# [The problem]
Write out the data below in full, unchanged, minus the images.

# [Dataset content]
····················

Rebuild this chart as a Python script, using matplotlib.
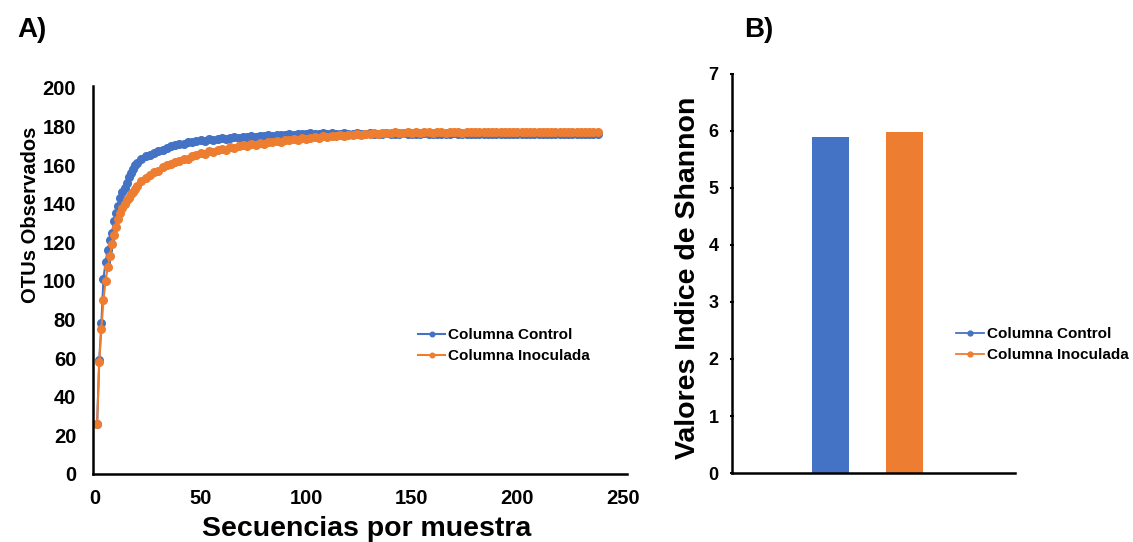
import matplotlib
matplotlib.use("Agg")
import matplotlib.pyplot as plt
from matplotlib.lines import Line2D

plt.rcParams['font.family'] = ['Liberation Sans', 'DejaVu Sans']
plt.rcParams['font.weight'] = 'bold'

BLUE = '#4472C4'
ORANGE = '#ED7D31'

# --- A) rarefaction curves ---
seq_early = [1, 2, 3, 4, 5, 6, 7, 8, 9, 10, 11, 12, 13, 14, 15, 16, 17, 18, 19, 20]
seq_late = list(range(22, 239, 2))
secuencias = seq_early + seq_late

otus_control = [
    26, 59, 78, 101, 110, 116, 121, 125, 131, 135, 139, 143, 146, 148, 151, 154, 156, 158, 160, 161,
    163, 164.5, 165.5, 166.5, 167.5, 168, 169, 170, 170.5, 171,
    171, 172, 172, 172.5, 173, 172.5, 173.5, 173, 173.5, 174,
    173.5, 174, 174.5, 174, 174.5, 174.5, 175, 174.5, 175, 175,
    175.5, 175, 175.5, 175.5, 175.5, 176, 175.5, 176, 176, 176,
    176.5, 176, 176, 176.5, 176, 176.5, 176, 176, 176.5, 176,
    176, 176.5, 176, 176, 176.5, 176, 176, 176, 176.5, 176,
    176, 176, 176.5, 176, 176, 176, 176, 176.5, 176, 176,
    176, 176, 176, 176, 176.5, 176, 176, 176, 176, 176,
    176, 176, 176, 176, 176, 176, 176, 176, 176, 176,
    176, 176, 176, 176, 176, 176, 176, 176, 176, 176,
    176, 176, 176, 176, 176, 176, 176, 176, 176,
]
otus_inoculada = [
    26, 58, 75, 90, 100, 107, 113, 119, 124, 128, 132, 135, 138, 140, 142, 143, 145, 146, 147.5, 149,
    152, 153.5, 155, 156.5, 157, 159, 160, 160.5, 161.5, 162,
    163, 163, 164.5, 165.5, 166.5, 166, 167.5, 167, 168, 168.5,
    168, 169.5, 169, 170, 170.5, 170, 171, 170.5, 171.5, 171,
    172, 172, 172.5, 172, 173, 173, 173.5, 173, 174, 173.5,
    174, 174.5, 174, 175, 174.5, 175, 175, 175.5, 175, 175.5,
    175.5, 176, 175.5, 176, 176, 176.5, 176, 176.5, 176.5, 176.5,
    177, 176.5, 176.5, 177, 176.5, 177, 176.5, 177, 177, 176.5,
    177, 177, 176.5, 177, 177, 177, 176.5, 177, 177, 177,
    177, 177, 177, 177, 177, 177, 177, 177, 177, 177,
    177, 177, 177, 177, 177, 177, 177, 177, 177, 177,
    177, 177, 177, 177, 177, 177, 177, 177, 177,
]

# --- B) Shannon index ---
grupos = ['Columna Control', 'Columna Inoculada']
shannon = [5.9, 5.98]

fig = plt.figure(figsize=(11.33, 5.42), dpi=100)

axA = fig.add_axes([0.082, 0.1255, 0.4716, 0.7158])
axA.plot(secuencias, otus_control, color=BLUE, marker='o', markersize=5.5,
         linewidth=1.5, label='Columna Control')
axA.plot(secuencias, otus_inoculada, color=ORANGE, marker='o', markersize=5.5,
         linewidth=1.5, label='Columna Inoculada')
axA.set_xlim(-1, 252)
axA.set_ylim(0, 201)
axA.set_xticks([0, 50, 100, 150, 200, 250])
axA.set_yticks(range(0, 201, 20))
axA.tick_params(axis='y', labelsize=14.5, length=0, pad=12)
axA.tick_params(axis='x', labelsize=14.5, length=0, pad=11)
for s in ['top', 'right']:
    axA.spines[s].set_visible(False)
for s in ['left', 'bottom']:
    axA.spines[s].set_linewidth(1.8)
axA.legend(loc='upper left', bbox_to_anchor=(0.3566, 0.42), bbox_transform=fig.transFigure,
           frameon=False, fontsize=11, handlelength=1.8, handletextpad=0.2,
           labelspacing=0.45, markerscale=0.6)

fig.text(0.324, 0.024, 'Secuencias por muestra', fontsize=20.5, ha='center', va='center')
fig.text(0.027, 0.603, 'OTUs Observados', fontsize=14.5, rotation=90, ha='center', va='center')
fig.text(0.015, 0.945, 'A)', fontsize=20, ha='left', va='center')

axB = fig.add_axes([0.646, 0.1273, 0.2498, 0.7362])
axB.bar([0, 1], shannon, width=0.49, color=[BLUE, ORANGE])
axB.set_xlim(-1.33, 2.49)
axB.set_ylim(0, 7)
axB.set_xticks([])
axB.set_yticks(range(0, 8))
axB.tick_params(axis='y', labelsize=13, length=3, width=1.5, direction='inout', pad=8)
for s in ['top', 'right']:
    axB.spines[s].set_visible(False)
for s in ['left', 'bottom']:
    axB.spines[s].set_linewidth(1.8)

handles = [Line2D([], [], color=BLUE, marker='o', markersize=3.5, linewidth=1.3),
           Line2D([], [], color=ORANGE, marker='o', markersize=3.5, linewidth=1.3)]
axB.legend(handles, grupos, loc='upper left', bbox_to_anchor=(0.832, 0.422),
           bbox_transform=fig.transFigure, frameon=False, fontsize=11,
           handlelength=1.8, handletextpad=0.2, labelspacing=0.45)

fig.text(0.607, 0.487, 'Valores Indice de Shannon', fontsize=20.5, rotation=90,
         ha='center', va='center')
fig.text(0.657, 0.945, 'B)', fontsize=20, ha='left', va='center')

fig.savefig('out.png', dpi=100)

····················

# [Solution to this exercise]
Rebuild this chart as a Python script, using matplotlib.
import matplotlib
matplotlib.use("Agg")
import matplotlib.pyplot as plt
from matplotlib.lines import Line2D

plt.rcParams['font.family'] = ['Liberation Sans', 'DejaVu Sans']
plt.rcParams['font.weight'] = 'bold'

BLUE = '#4472C4'
ORANGE = '#ED7D31'

# --- A) rarefaction curves ---
seq_early = [1, 2, 3, 4, 5, 6, 7, 8, 9, 10, 11, 12, 13, 14, 15, 16, 17, 18, 19, 20]
seq_late = list(range(22, 239, 2))
secuencias = seq_early + seq_late

otus_control = [
    26, 59, 78, 101, 110, 116, 121, 125, 131, 135, 139, 143, 146, 148, 151, 154, 156, 158, 160, 161,
    163, 164.5, 165.5, 166.5, 167.5, 168, 169, 170, 170.5, 171,
    171, 172, 172, 172.5, 173, 172.5, 173.5, 173, 173.5, 174,
    173.5, 174, 174.5, 174, 174.5, 174.5, 175, 174.5, 175, 175,
    175.5, 175, 175.5, 175.5, 175.5, 176, 175.5, 176, 176, 176,
    176.5, 176, 176, 176.5, 176, 176.5, 176, 176, 176.5, 176,
    176, 176.5, 176, 176, 176.5, 176, 176, 176, 176.5, 176,
    176, 176, 176.5, 176, 176, 176, 176, 176.5, 176, 176,
    176, 176, 176, 176, 176.5, 176, 176, 176, 176, 176,
    176, 176, 176, 176, 176, 176, 176, 176, 176, 176,
    176, 176, 176, 176, 176, 176, 176, 176, 176, 176,
    176, 176, 176, 176, 176, 176, 176, 176, 176,
]
otus_inoculada = [
    26, 58, 75, 90, 100, 107, 113, 119, 124, 128, 132, 135, 138, 140, 142, 143, 145, 146, 147.5, 149,
    152, 153.5, 155, 156.5, 157, 159, 160, 160.5, 161.5, 162,
    163, 163, 164.5, 165.5, 166.5, 166, 167.5, 167, 168, 168.5,
    168, 169.5, 169, 170, 170.5, 170, 171, 170.5, 171.5, 171,
    172, 172, 172.5, 172, 173, 173, 173.5, 173, 174, 173.5,
    174, 174.5, 174, 175, 174.5, 175, 175, 175.5, 175, 175.5,
    175.5, 176, 175.5, 176, 176, 176.5, 176, 176.5, 176.5, 176.5,
    177, 176.5, 176.5, 177, 176.5, 177, 176.5, 177, 177, 176.5,
    177, 177, 176.5, 177, 177, 177, 176.5, 177, 177, 177,
    177, 177, 177, 177, 177, 177, 177, 177, 177, 177,
    177, 177, 177, 177, 177, 177, 177, 177, 177, 177,
    177, 177, 177, 177, 177, 177, 177, 177, 177,
]

# --- B) Shannon index ---
grupos = ['Columna Control', 'Columna Inoculada']
shannon = [5.9, 5.98]

fig = plt.figure(figsize=(11.33, 5.42), dpi=100)

axA = fig.add_axes([0.082, 0.1255, 0.4716, 0.7158])
axA.plot(secuencias, otus_control, color=BLUE, marker='o', markersize=5.5,
         linewidth=1.5, label='Columna Control')
axA.plot(secuencias, otus_inoculada, color=ORANGE, marker='o', markersize=5.5,
         linewidth=1.5, label='Columna Inoculada')
axA.set_xlim(-1, 252)
axA.set_ylim(0, 201)
axA.set_xticks([0, 50, 100, 150, 200, 250])
axA.set_yticks(range(0, 201, 20))
axA.tick_params(axis='y', labelsize=14.5, length=0, pad=12)
axA.tick_params(axis='x', labelsize=14.5, length=0, pad=11)
for s in ['top', 'right']:
    axA.spines[s].set_visible(False)
for s in ['left', 'bottom']:
    axA.spines[s].set_linewidth(1.8)
axA.legend(loc='upper left', bbox_to_anchor=(0.3566, 0.42), bbox_transform=fig.transFigure,
           frameon=False, fontsize=11, handlelength=1.8, handletextpad=0.2,
           labelspacing=0.45, markerscale=0.6)

fig.text(0.324, 0.024, 'Secuencias por muestra', fontsize=20.5, ha='center', va='center')
fig.text(0.027, 0.603, 'OTUs Observados', fontsize=14.5, rotation=90, ha='center', va='center')
fig.text(0.015, 0.945, 'A)', fontsize=20, ha='left', va='center')

axB = fig.add_axes([0.646, 0.1273, 0.2498, 0.7362])
axB.bar([0, 1], shannon, width=0.49, color=[BLUE, ORANGE])
axB.set_xlim(-1.33, 2.49)
axB.set_ylim(0, 7)
axB.set_xticks([])
axB.set_yticks(range(0, 8))
axB.tick_params(axis='y', labelsize=13, length=3, width=1.5, direction='inout', pad=8)
for s in ['top', 'right']:
    axB.spines[s].set_visible(False)
for s in ['left', 'bottom']:
    axB.spines[s].set_linewidth(1.8)

handles = [Line2D([], [], color=BLUE, marker='o', markersize=3.5, linewidth=1.3),
           Line2D([], [], color=ORANGE, marker='o', markersize=3.5, linewidth=1.3)]
axB.legend(handles, grupos, loc='upper left', bbox_to_anchor=(0.832, 0.422),
           bbox_transform=fig.transFigure, frameon=False, fontsize=11,
           handlelength=1.8, handletextpad=0.2, labelspacing=0.45)

fig.text(0.607, 0.487, 'Valores Indice de Shannon', fontsize=20.5, rotation=90,
         ha='center', va='center')
fig.text(0.657, 0.945, 'B)', fontsize=20, ha='left', va='center')

fig.savefig('out.png', dpi=100)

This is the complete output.